We play a game when we get out of the tub. I toss him on the bed and rub him vigorously with a towel to dry him. He tries to get away, but I catch him and say, "Is the baby dry yet? Nooo!" And I toss him back on the bed and dry him some more. He thinks it's sooo funny. He laughs and laughs and kicks his feet in the air, flips over like a turtle and tries to crawl away again. We do this 3 or 4 times before I take him to his room to dress him for bed. He was trying to squirm off the changing table as I was strapping his diaper on, so I sang "You are My Sunshine" and he quieted a little. I kept singing and making up verses as I put his pajamas on.

It is night, dear, and time for sleeping
You are tired, so am I
But when you wake, dear,
we'll have breakfast.
I will love you all of your life.

Things felt right with us when I put him down, and he went right to sleep. I still feel like a jerk, though. 

Friday, May 17, 2013

How I'm Protecting Basil from Slugs without Chemicals



We love our basil, strawberries, and other tender, green, leafy things. So do the slugs and snails! I am having good luck with the copper tape you can buy at the nursery in the pest control section: just wrap it around the flower pot so no slimy critters can cross. I think the tape cost about $7 for 15 feet, so that will get costly if you have large pots to line.

So, I looked in the plumbing secion.
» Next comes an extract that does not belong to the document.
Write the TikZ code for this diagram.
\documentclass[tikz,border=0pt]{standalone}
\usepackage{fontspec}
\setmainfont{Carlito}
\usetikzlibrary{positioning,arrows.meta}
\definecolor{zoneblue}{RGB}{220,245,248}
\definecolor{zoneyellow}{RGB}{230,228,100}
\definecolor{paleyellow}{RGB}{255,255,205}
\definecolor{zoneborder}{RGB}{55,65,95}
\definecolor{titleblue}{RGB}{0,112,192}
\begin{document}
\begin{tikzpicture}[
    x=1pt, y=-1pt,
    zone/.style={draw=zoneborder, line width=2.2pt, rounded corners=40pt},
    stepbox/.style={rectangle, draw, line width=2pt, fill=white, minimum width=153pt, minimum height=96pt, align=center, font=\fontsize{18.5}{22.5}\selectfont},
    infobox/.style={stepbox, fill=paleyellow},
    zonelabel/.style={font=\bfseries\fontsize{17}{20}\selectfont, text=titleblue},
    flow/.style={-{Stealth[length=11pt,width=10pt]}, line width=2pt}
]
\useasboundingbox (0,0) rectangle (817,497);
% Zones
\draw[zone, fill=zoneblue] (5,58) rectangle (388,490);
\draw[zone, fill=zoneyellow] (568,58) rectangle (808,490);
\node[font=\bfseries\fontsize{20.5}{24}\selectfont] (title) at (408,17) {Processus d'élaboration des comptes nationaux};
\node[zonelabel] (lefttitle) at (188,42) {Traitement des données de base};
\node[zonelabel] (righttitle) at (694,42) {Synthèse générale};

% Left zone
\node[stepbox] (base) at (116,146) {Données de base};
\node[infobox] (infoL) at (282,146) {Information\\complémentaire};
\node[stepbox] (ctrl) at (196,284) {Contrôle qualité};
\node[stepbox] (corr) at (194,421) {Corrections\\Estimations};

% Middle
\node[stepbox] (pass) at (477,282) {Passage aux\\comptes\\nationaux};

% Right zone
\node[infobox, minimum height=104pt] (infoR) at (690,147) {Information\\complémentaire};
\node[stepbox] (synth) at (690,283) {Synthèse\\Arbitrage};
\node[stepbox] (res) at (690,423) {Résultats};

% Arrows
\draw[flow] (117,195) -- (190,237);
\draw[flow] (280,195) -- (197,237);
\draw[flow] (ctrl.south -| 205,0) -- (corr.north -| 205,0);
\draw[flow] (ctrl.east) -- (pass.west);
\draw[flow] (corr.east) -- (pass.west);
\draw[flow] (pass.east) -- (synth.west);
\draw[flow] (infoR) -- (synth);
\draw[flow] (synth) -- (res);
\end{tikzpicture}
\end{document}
I wanted something copper and round to place around the stem of my plants, and I found copper plumber's tape, which costs $3 for 10 feet on amazon, and you use much less.
I just cut off a piece about 6 inches long, fashioned it into a circle, tied it together with garden twine, and set it on the soil around the base of my plant.
We'll see how this works over the season, but I feel clever and hopeful.
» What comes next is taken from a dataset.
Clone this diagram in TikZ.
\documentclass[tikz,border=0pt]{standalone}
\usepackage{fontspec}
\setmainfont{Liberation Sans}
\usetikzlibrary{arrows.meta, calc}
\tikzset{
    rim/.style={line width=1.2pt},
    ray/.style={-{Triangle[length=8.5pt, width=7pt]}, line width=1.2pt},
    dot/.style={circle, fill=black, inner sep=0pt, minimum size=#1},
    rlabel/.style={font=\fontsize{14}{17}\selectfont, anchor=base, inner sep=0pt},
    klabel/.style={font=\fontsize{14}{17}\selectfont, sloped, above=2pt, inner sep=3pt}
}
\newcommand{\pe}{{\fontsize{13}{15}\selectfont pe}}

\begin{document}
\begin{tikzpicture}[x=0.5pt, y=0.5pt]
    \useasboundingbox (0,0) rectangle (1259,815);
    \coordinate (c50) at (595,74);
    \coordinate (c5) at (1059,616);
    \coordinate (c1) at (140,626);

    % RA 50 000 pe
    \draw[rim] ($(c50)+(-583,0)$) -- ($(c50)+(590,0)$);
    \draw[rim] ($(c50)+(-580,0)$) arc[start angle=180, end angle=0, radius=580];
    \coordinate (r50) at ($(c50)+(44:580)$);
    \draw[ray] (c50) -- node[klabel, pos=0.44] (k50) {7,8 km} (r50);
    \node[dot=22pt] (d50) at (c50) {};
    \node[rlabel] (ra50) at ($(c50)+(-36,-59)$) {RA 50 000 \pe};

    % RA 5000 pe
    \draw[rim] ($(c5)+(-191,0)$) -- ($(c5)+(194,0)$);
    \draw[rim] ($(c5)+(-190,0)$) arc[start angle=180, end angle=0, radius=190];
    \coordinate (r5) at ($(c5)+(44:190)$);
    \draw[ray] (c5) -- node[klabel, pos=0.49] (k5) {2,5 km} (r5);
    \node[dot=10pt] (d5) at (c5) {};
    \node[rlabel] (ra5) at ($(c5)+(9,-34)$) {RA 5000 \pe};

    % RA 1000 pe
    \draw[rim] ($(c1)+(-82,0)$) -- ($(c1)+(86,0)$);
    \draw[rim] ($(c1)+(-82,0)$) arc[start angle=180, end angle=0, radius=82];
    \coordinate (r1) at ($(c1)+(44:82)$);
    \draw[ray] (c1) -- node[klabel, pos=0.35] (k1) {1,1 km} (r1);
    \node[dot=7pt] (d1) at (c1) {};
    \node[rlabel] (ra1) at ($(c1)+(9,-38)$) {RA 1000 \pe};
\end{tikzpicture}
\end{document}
How do you protect your garden from slimy pests?


From The Farm Blog Hop

Saturday, May 11, 2013

What's happening in the garden in May?

We are anticipating a bumper crop this year. The garden is growing and looking healthy. We do have a slug problem, I just need to go on some midnight slug hunting trips. Come by for a meal or some tomatoes.

Cherokee purple, Tye Dye, and a zucchini plant are all setting fruit in barrel number one.

This is the Eight-Ball zucchini. I pulled out the roma tomato that was in this barrel, and now it is taking over. We'll probably be harvesting the first zucchini in 2 weeks or so. I should really learn how to cook the squash blossoms, because aren't those everyone's favorite part of the squash season?

Thursday, May 9, 2013

Yoghurt love

Yogurt is not something I've ever thought much about. I enjoy it, from time to time, with granola and berries or on top of something spicy instead of sour cream. I usually have a plain, whole-milk yogurt on hand; the baby likes it and it's useful and tasty.

But all that changed recently when I met Noosa Yoghurt. It is thick but velvety, sweet and tangy, indulgent but healthful. It is perfect, flavorful, and impossibly delicious. My husband and I were enjoying the mango flavor for a late-night snack and wondering how it could possibly be made better. It is too good to sully with granola and fruit. We thought for a moment, smacking our lips and licking our spoons. "This would be so good in a crepe," I said. And the next day we did just that.



Noosa Yoghurt Crepe 

Mix up your favorite crepe batter and cook up some crepes.
Spread with Noosa yoghurt.
Fold in half, then in quarters.
Eat while still hot.



Thursday, May 2, 2013

The humble artichoke

I can't eat an artichoke without remembering this passage from Jeanette Winterson's The Powerbook:

The artichoke arrived and I began to peel it away, fold by fold, layer by layer, dipping it. There is no secret about eating artichoke, or what the act resembles. Nothing else gives itself up so satisfyingly towards its centre. Nothing else promises and rewards. The tiny hairs are part of the pleasure.What should I have eaten?
Beetroot, I suppose.

A friend once warned me never to consider taking as a lover anyone who disliked either artichokes or champagne. That was good advice, but better advice might have been never to order artichokes or champagne with someone who should not be your lover.